Records with drawing code:
>>
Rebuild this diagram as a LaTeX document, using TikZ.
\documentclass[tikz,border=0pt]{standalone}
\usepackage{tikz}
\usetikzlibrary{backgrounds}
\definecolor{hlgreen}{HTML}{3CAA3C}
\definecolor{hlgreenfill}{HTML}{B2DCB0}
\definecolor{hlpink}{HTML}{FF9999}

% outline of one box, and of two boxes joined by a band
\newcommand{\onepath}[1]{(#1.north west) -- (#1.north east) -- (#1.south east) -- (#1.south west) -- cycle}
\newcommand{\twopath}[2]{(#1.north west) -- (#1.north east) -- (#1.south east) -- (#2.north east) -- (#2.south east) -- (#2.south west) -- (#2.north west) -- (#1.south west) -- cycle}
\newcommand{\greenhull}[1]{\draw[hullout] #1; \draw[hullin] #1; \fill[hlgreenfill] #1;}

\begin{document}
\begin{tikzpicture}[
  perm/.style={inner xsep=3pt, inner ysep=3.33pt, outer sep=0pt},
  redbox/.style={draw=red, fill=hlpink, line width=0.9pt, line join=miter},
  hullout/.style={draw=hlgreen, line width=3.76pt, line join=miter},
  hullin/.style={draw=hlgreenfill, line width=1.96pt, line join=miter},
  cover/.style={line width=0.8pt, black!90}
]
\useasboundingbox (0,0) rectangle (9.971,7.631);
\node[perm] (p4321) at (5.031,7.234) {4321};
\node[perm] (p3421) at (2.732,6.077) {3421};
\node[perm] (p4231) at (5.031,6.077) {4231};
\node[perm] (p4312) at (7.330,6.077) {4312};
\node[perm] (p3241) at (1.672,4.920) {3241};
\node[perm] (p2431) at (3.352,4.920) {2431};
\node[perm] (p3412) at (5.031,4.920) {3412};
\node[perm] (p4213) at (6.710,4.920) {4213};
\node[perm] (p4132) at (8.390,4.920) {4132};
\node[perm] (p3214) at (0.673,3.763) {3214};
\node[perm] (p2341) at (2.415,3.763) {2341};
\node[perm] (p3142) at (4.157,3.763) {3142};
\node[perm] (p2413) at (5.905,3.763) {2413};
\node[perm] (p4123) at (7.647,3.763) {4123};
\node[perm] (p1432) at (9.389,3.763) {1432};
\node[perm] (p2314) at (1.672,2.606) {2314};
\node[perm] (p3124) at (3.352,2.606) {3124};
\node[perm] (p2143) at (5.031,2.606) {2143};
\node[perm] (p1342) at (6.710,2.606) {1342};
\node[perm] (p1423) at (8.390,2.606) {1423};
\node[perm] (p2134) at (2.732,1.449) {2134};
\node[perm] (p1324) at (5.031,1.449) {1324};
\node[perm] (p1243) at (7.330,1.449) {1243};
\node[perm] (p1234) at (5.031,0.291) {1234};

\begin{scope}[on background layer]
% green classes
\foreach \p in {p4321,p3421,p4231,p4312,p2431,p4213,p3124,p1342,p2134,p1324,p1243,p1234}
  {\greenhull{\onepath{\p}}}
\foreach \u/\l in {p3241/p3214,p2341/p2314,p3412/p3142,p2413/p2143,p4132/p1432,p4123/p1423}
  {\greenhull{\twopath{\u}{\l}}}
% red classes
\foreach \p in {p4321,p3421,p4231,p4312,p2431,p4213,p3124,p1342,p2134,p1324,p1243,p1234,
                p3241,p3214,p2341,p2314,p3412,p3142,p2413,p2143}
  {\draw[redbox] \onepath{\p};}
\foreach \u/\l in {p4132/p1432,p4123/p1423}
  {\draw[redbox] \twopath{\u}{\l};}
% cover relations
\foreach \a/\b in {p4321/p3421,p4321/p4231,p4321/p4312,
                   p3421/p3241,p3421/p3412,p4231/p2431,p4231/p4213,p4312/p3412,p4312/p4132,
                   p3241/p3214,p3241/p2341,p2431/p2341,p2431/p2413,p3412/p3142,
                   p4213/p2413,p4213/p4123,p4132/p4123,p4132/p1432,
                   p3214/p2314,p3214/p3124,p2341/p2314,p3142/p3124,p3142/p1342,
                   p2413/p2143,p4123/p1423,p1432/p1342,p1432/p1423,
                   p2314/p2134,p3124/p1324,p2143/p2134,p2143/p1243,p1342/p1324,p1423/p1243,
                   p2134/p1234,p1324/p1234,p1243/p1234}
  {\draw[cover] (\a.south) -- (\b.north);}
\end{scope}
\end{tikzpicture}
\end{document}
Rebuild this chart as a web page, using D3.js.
<<
Repeat each entry word for word.

## [EXPECTED ANSWER]
Rebuild this diagram as a LaTeX document, using TikZ.
\documentclass[tikz,border=0pt]{standalone}
\usepackage{tikz}
\usetikzlibrary{backgrounds}
\definecolor{hlgreen}{HTML}{3CAA3C}
\definecolor{hlgreenfill}{HTML}{B2DCB0}
\definecolor{hlpink}{HTML}{FF9999}

% outline of one box, and of two boxes joined by a band
\newcommand{\onepath}[1]{(#1.north west) -- (#1.north east) -- (#1.south east) -- (#1.south west) -- cycle}
\newcommand{\twopath}[2]{(#1.north west) -- (#1.north east) -- (#1.south east) -- (#2.north east) -- (#2.south east) -- (#2.south west) -- (#2.north west) -- (#1.south west) -- cycle}
\newcommand{\greenhull}[1]{\draw[hullout] #1; \draw[hullin] #1; \fill[hlgreenfill] #1;}

\begin{document}
\begin{tikzpicture}[
  perm/.style={inner xsep=3pt, inner ysep=3.33pt, outer sep=0pt},
  redbox/.style={draw=red, fill=hlpink, line width=0.9pt, line join=miter},
  hullout/.style={draw=hlgreen, line width=3.76pt, line join=miter},
  hullin/.style={draw=hlgreenfill, line width=1.96pt, line join=miter},
  cover/.style={line width=0.8pt, black!90}
]
\useasboundingbox (0,0) rectangle (9.971,7.631);
\node[perm] (p4321) at (5.031,7.234) {4321};
\node[perm] (p3421) at (2.732,6.077) {3421};
\node[perm] (p4231) at (5.031,6.077) {4231};
\node[perm] (p4312) at (7.330,6.077) {4312};
\node[perm] (p3241) at (1.672,4.920) {3241};
\node[perm] (p2431) at (3.352,4.920) {2431};
\node[perm] (p3412) at (5.031,4.920) {3412};
\node[perm] (p4213) at (6.710,4.920) {4213};
\node[perm] (p4132) at (8.390,4.920) {4132};
\node[perm] (p3214) at (0.673,3.763) {3214};
\node[perm] (p2341) at (2.415,3.763) {2341};
\node[perm] (p3142) at (4.157,3.763) {3142};
\node[perm] (p2413) at (5.905,3.763) {2413};
\node[perm] (p4123) at (7.647,3.763) {4123};
\node[perm] (p1432) at (9.389,3.763) {1432};
\node[perm] (p2314) at (1.672,2.606) {2314};
\node[perm] (p3124) at (3.352,2.606) {3124};
\node[perm] (p2143) at (5.031,2.606) {2143};
\node[perm] (p1342) at (6.710,2.606) {1342};
\node[perm] (p1423) at (8.390,2.606) {1423};
\node[perm] (p2134) at (2.732,1.449) {2134};
\node[perm] (p1324) at (5.031,1.449) {1324};
\node[perm] (p1243) at (7.330,1.449) {1243};
\node[perm] (p1234) at (5.031,0.291) {1234};

\begin{scope}[on background layer]
% green classes
\foreach \p in {p4321,p3421,p4231,p4312,p2431,p4213,p3124,p1342,p2134,p1324,p1243,p1234}
  {\greenhull{\onepath{\p}}}
\foreach \u/\l in {p3241/p3214,p2341/p2314,p3412/p3142,p2413/p2143,p4132/p1432,p4123/p1423}
  {\greenhull{\twopath{\u}{\l}}}
% red classes
\foreach \p in {p4321,p3421,p4231,p4312,p2431,p4213,p3124,p1342,p2134,p1324,p1243,p1234,
                p3241,p3214,p2341,p2314,p3412,p3142,p2413,p2143}
  {\draw[redbox] \onepath{\p};}
\foreach \u/\l in {p4132/p1432,p4123/p1423}
  {\draw[redbox] \twopath{\u}{\l};}
% cover relations
\foreach \a/\b in {p4321/p3421,p4321/p4231,p4321/p4312,
                   p3421/p3241,p3421/p3412,p4231/p2431,p4231/p4213,p4312/p3412,p4312/p4132,
                   p3241/p3214,p3241/p2341,p2431/p2341,p2431/p2413,p3412/p3142,
                   p4213/p2413,p4213/p4123,p4132/p4123,p4132/p1432,
                   p3214/p2314,p3214/p3124,p2341/p2314,p3142/p3124,p3142/p1342,
                   p2413/p2143,p4123/p1423,p1432/p1342,p1432/p1423,
                   p2314/p2134,p3124/p1324,p2143/p2134,p2143/p1243,p1342/p1324,p1423/p1243,
                   p2134/p1234,p1324/p1234,p1243/p1234}
  {\draw[cover] (\a.south) -- (\b.north);}
\end{scope}
\end{tikzpicture}
\end{document}
Rebuild this chart as a web page, using D3.js.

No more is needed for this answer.